I’m trying to generate the Sierpinski triangle (chaos game version) in J. The general iterative algorithm to generate it, given 3 vertices, is:

point = (0, 0)
loop:
    v = randomly pick one of the 3 vertices
    point = (point + v) / 2
    draw point

I’m trying to create the idiomatic version in J. So far this is what I have:

load 'plot'

numpoints =: 200000
verticesx =: 0         0.5     1
verticesy =: 0 , (2 o. 0.5) ,  0

rolls =: ?. numpoints$3

pointsx =: -:@+ /\. rolls { verticesx
pointsy =: -:@+ /\. rolls { verticesy

'point' plot pointsx ; pointsy

This works, but I’m not sure I understand what’s going on with -:@+ /\.. I think it’s only working because of a mathematical quirk.
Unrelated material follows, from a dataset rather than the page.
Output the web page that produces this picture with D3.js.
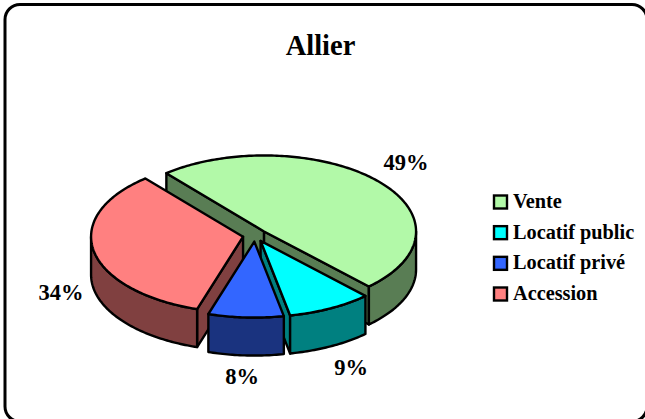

I was trying to make a dyadic average function that would run as an accumulation through the list of points in the same way that + does in +/ \ i. 10, but I couldn’t get anything like that to work. How would I do that?

Update:

To be clear, I’m trying to create a binary function avg that I could use in this way:

avg /\ randompoints

avg =: -:@+ doesn’t work with this, for some reason. So I think what I’m having trouble with is properly defining an avg function with the proper variadicity.